On May 19, 1987, a federal grand jury returned a single count indictment which charged that Garcia "unlawfully, knowingly, and intentionally did possess with intent to distribute a quantity of marijuana, a Schedule I Controlled Substance, in violation of Title 21, United States Code, Section 841(a)(1)." Garcia filed motions to suppress his oral and written statements and to suppress the fruits of the "illegal search and seizure" at the airport. The district court denied the motions. Following the district court's denial of his motions, Garcia entered a conditional plea of guilty and, later, timely appealed the district court's ruling.
Garcia raises several issues on appeal. First, he contends that the agents' compression and sniff of his suitcases in the airport baggage area constituted an illegal "seizure" or "search." Second, Garcia argues that the agents' opening of his luggage without a warrant was improper. And finally, Garcia contends that the district court erred in holding that he abandoned the suitcase. Garcia argues that his denial of ownership was provoked by the agents' continued questioning regarding ownership after he had asserted his right to remain silent.
Garcia's first contention on appeal is that the agents' squeeze and sniff of his suitcase constituted an illegal "seizure" and "search." We have recently held, however, that a Border Patrol agent's removal of a suspect's bag from an airport baggage area conveyor belt, his squeeze of the bag to procure a scent, and his subsequent sniff of that bag constituted neither a seizure nor a search. United States v. Lovell, 849 F.2d 910, 912-13 (5th Cir. 1988). While the agents' compression of Garcia's suitcase was more forceful than the prepping permitted in Lovell, it was not so egregious as to merit a different result. The agents' handling of Garcia's bag was certainly no rougher than could be expected in an airport baggage handling context. Lovell disposes of Garcia's argument.

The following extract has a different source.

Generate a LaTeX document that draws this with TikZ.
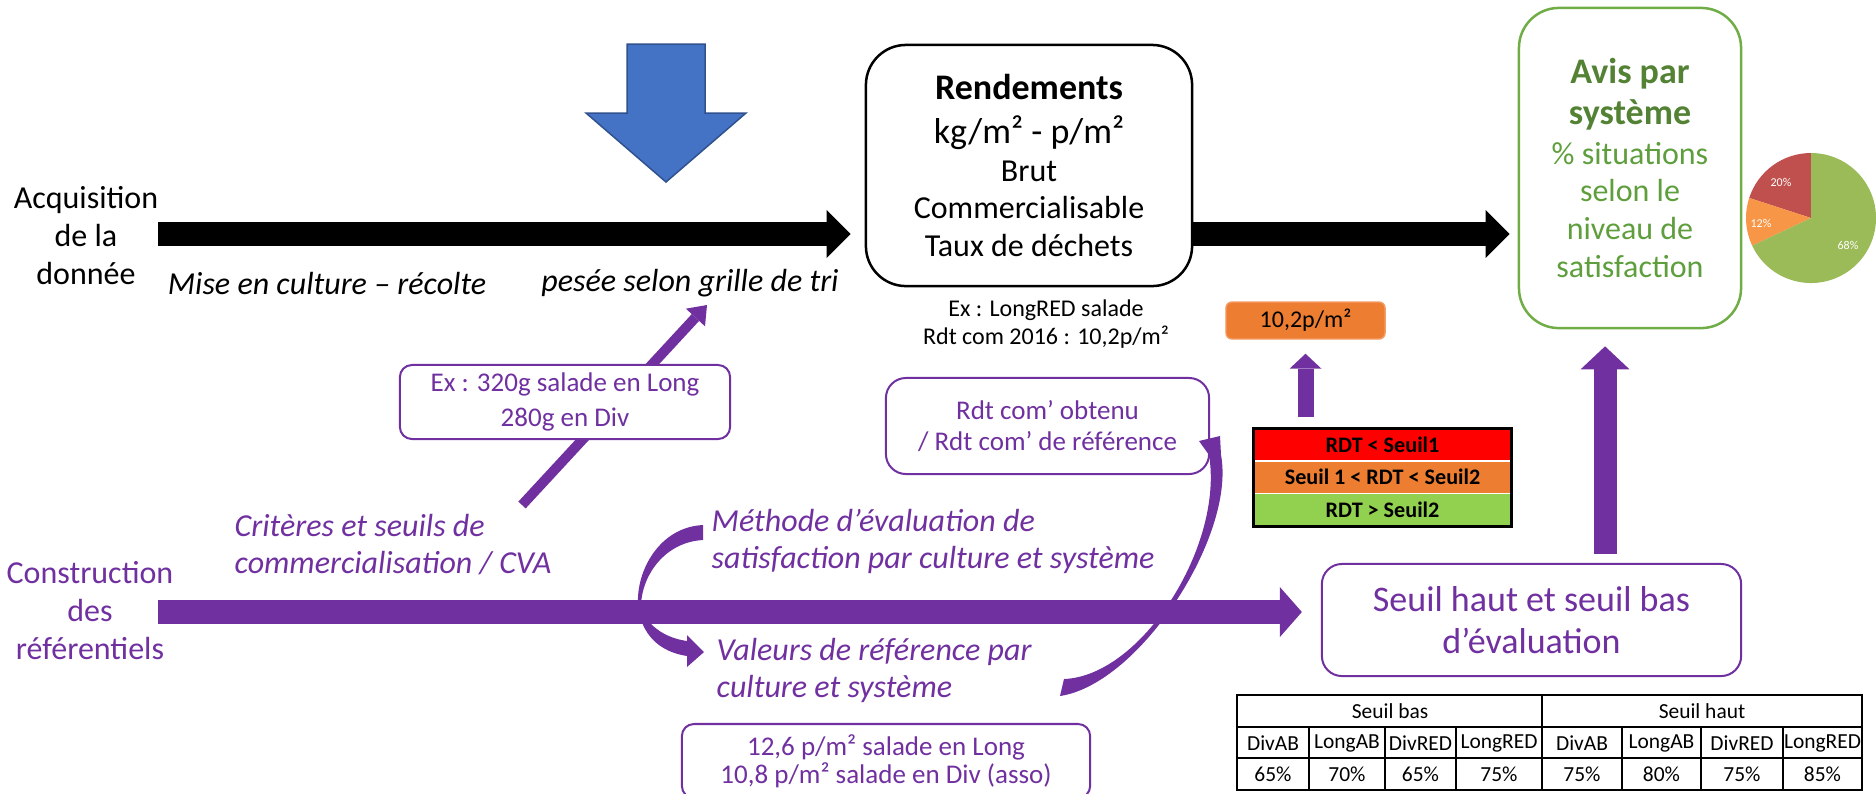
\documentclass[tikz,border=0pt]{standalone}
\usepackage{fontspec}
\setmainfont{Carlito}
\usetikzlibrary{arrows.meta,positioning}

\definecolor{purp}{HTML}{7030A0}
\definecolor{blueA}{HTML}{4472C4}
\definecolor{blueB}{HTML}{2F528F}
\definecolor{avisgreen}{HTML}{70AD47}
\definecolor{avisdark}{HTML}{548235}
\definecolor{avistext}{HTML}{5E9E3C}
\definecolor{piered}{HTML}{C0504D}
\definecolor{pieorange}{HTML}{F79646}
\definecolor{piegreen}{HTML}{9BBB59}
\definecolor{ctred}{HTML}{FF0000}
\definecolor{ctorange}{HTML}{ED7D31}
\definecolor{ctgreen}{HTML}{92D050}

\newcommand{\ftmain}{\fontsize{9.1}{10.8}\selectfont}
\newcommand{\ftbig}{\fontsize{10.24}{11.95}\selectfont}
\newcommand{\ftit}{\fontsize{9.1}{10.53}\selectfont\itshape}
\newcommand{\ftsmall}{\fontsize{6.83}{7.97}\selectfont}
\newcommand{\fttab}{\fontsize{6.1}{7.2}\selectfont}
\newcommand{\ftseuil}{\fontsize{6.3}{7.4}\selectfont\bfseries}
\newcommand{\ftpie}{\fontsize{3.41}{4}\selectfont}

\begin{document}
\begin{tikzpicture}[x=0.01cm, y=-0.01cm,
    every node/.style={inner sep=0pt, align=center},
    blkarr/.style={line width=2.4mm, -{Triangle[length=2.4mm, width=4.8mm, line width=0pt]}},
    purarr/.style={draw=purp, line width=2.4mm, -{Triangle[length=2.2mm, width=5mm, line width=0pt]}},
    blkbox/.style={draw, line width=0.25mm, fill=white, rounded corners=4mm},
    purbox/.style={draw=purp, line width=0.2mm, fill=white, rounded corners=1.2mm, text=purp},
    ptext/.style={text=purp, font=\ftit, align=left, anchor=west},
    seuilrow/.style={minimum width=2.57cm, minimum height=0.313cm, font=\ftseuil},
    cell/.style={font=\fttab}]
    \clip (0,0) rectangle (1876,793);

    % Acquisition de la donnee
    \filldraw[fill=blueA, draw=blueB, line width=0.15mm] (627,44) -- (705,44) -- (705,113) -- (746,113) -- (666,182) -- (586,113) -- (627,113) -- cycle;
    \node[font=\ftmain] (acq) at (86,236) {Acquisition\\de la\\donnée};
    \coordinate (acqstart) at (158,234);
    \node[font=\ftmain\itshape] (mise) at (327,283) {Mise en culture – récolte};
    \node[font=\ftmain\itshape] (pesee) at (690,283) {pesée selon grille de tri};
    \node[blkbox, font=\ftmain, minimum width=3.26cm, minimum height=2.41cm] (rdt) at (1029,165.5)
        {{\ftbig\bfseries Rendements}\\[1.7pt]{\ftbig kg/m² - p/m²}\\Brut\\Commercialisable\\Taux de déchets};
    \node[font=\ftsmall] (exlong) at (1046,324) {Ex : LongRED salade\\Rdt com 2016 : 10,2p/m²};
    \node[draw=avisgreen, line width=0.25mm, rounded corners=4mm, minimum width=2.22cm, minimum height=3.2cm, font=\ftmain, text=avistext] (avis) at (1630,168)
        {{\ftbig\bfseries\color{avisdark}Avis par}\\[1.1pt]{\ftbig\bfseries\color{avisdark}système}\\[0.3pt]\% situations\\selon le\\niveau de\\satisfaction};
    \draw[blkarr, shorten >=1.4mm] (acqstart) -- (acqstart -| rdt.west);
    \draw[blkarr, shorten >=0.8mm] (acqstart -| rdt.east) -- (acqstart -| avis.west);

    % Pie 20/12/68
    \coordinate (pie) at (1811,218);
    \fill[piered] (pie) -- ++(-90:65) arc[start angle=-90, end angle=-162, radius=65] -- cycle;
    \fill[pieorange] (pie) -- ++(-162:65) arc[start angle=-162, end angle=-205.2, radius=65] -- cycle;
    \fill[piegreen] (pie) -- ++(-205.2:65) arc[start angle=-205.2, end angle=-450, radius=65] -- cycle;
    \node[font=\ftpie, text=white] (p20) at (1781,182) {20\%};
    \node[font=\ftpie, text=white] (p12) at (1761,223) {12\%};
    \node[font=\ftpie, text=white] (p68) at (1848,245) {68\%};

    % Evaluation
    \node[fill=ctorange, draw=ctorange!75!white, rounded corners=0.6mm, minimum width=1.59cm, minimum height=0.37cm, font=\ftsmall] (obox) at (1305.5,320.5) {10,2p/m²};
    \node[seuilrow, fill=ctred] (ct1) at (1382.5,444.5) {RDT < Seuil1};
    \node[seuilrow, fill=ctorange, below=0pt of ct1] (ct2) {Seuil 1 < RDT < Seuil2};
    \node[seuilrow, fill=ctgreen, below=0pt of ct2] (ct3) {RDT > Seuil2};
    \draw[line width=0.3mm] (ct1.north west) rectangle (ct3.south east);
    \draw[purarr, line width=1.6mm, -{Triangle[length=1.5mm, width=3.2mm, line width=0pt]}, shorten <=1.1mm, shorten >=1.4mm] (obox.south |- ct1.north) -- (obox.south);
    \node[purbox, font=\fontsize{7.68}{8.8}\selectfont, rounded corners=2mm, minimum width=3.23cm, minimum height=0.96cm] (rdtcom) at (1047.5,426) {Rdt com’ obtenu\\/ Rdt com’ de référence};

    % Construction des referentiels
    \node[font=\ftmain, text=purp] (cons) at (90,611) {Construction\\des\\référentiels};
    \coordinate (refstart) at (158,612);
    \node[purbox, font=\ftbig, rounded corners=2mm, minimum width=4.19cm, minimum height=1.12cm] (seuil) at (1531.5,620) {Seuil haut et seuil bas\\d’évaluation};
    \fill[purp] (703,525) .. controls (660,527) and (636,570) .. (638,605) .. controls (641,635) and (660,652) .. (687,656) -- (687,667) -- (704,652) -- (687,635) -- (687,641) .. controls (665,638) and (645,625) .. (641,605) .. controls (642,575) and (665,542) .. (703,540) -- cycle;
    \draw[purarr, shorten >=1.9mm] (refstart) -- (refstart -| seuil.west);
    \fill[purp] (1060,696) -- (1064,679) .. controls (1142,676) and (1224,545) .. (1209,455) -- (1199,441) -- (1220,436) -- (1221,455) .. controls (1236,535) and (1140,684) .. (1060,696) -- cycle;
    \draw[purarr, line width=2.3mm, -{Triangle[length=2.3mm, width=4.9mm, line width=0pt]}, shorten <=0.9mm, shorten >=1.7mm] ([xshift=7.35mm]seuil.north) -- ([xshift=7.35mm]seuil.north |- avis.south);
    \node[ptext] (crit) at (234,545) {Critères et seuils de\\commercialisation / CVA};
    \node[ptext] (meth) at (711,541) {Méthode d’évaluation de\\satisfaction par culture et système};
    \node[ptext] (val) at (716,670) {Valeurs de référence par\\culture et système};
    \coordinate (exfrom) at (522,505);
    \coordinate (exto) at (707,305);
    \draw[purarr, line width=1mm, -{Triangle[length=1.7mm, width=2.6mm, line width=0pt]}] (exfrom) -- (exto);
    \node[purbox, font=\fontsize{7.68}{9.96}\selectfont, minimum width=3.3cm, minimum height=0.74cm] (exbox) at (565,402) {Ex : 320g salade en Long\\280g en Div};
    \node[purbox, font=\fontsize{7.68}{7.97}\selectfont, minimum width=4.08cm, minimum height=0.74cm] (valbox) at (886,761) {12,6 p/m² salade en Long\\10,8 p/m² salade en Div (asso)};

    % Seuils table
    \draw[line width=0.2mm] (1237,695) rectangle (1862,790);
    \draw[line width=0.2mm] (1237,727) -- (1862,727) (1237,758) -- (1862,758) (1542,695) -- (1542,790);
    \foreach \x in {1309,1385,1456,1622,1701,1783} \draw[line width=0.2mm] (\x,727) -- (\x,790);
    \node[cell] (sbas) at (1390,711) {Seuil bas};
    \node[cell] (shaut) at (1702,711) {Seuil haut};
    \foreach \x/\sys/\pc [count=\i] in {1273/DivAB/65, 1347/LongAB/70, 1420.5/DivRED/65, 1499/LongRED/75, 1582/DivAB/75, 1661.5/LongAB/80, 1742/DivRED/75, 1822.5/LongRED/85} {
        \node[cell] (sys\i) at (\x,743) {\sys};
        \node[cell] (pc\i) at (\x,774) {\pc\%};
    }
\end{tikzpicture}
\end{document}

Next, Garcia maintains that the agents, even if they had probable cause to believe that Garcia's suitcase contained narcotics, should have obtained a warrant before opening the suitcase. The district court concluded that Garcia, having abandoned his suitcase, lacked standing to challenge the search of the suitcase. See United States v. Canady, 615 F.2d 694, 697 (5th Cir.), cert. denied, 449 U.S. 862, 101 S.Ct. 165, 66 L.Ed.2d 78 (1980) (defendant who abandons or disclaims ownership of a suitcase can entertain no legitimate expectation of privacy in that suitcase or its contents and, therefore, cannot challenge a search of that suitcase); United States v. Anderson, 500 F.2d 1311, 1318 (5th Cir.1974); United States v. Colbert, 474 F.2d 174, 176 (5th Cir.1973) (en banc) ("it is settled law that one has no standing to complain of a search or seizure of property that he has voluntarily abandoned"). When first approached by the agents, Garcia twice denied having checked any luggage. When asked for his ticket, Garcia eventually produced a ticket stub with no baggage claim check. The ticket stub, however, had a rip from which a staple still dangled, indicating that a baggage claim check had been removed. Later, Garcia attempted to hide the removed claim check from the agents. Under the circumstances, we can find no clear error in the district court's finding that Garcia abandoned the suitcase.
Moreover, we find no merit in Garcia's argument that his abandonment of the suitcase was the product of improper police conduct. See United States v. Beck, 602 F.2d 726, 728 (5th Cir.1979). We have held that the agents' actions leading up to their detection of the smell of marijuana were not unlawful. The odor of marijuana, along with the other facts present, provided probable cause to arrest Garcia and to detain the suitcase for further examination. Garcia's abandonment of the suitcase, therefore, was not tainted by any fourth amendment violations on the part of the agents. In addition, Garcia's argument that his denial of ownership was provoked by the agents' protracted questioning regarding ownership after Garcia had asserted his right to remain silent is chronologically incorrect. Garcia immediately denied having checked any luggage when first approached by the agents. Given his subsequent words and actions, we must conclude that Garcia abandoned his luggage well before he asserted his right to remain silent. As a result, Garcia cannot now challenge the agents' opening of his suitcase. Therefore, we find no error in the district court's denial of Garcia's motion to suppress.
For the foregoing reasons, we AFFIRM.
In reviewing a district court's ruling on a motion to suppress based on testimony at a suppression hearing, we must accept the district court's factual findings unless they are clearly erroneous or are influenced by an incorrect view of the law. United States v. Maldonado, 735 F.2d 809, 814 (5th Cir.1984). Further, we must view the evidence in the light most favorable to the party that prevailed below. Id. Therefore, this opinion will reflect, in large measure, the factual findings of the district court below. Those findings are supported by the testimony at the suppression hearing and are, for the most part, undisputed
At the suppression hearing, Lopez gave the following description of the method employed in squeezing suitcases:
... to get the best results, you lay the suitcase on the floor and pound it a couple of times, give it some hard pounds. That's to get the air circulating in the suitcase. You bring it upright and then you squeeze the sides, and at the same time you put your nose along the seams or anywhere where there's--like the keyholes or anywhere where there's holes that protrude all the way inside.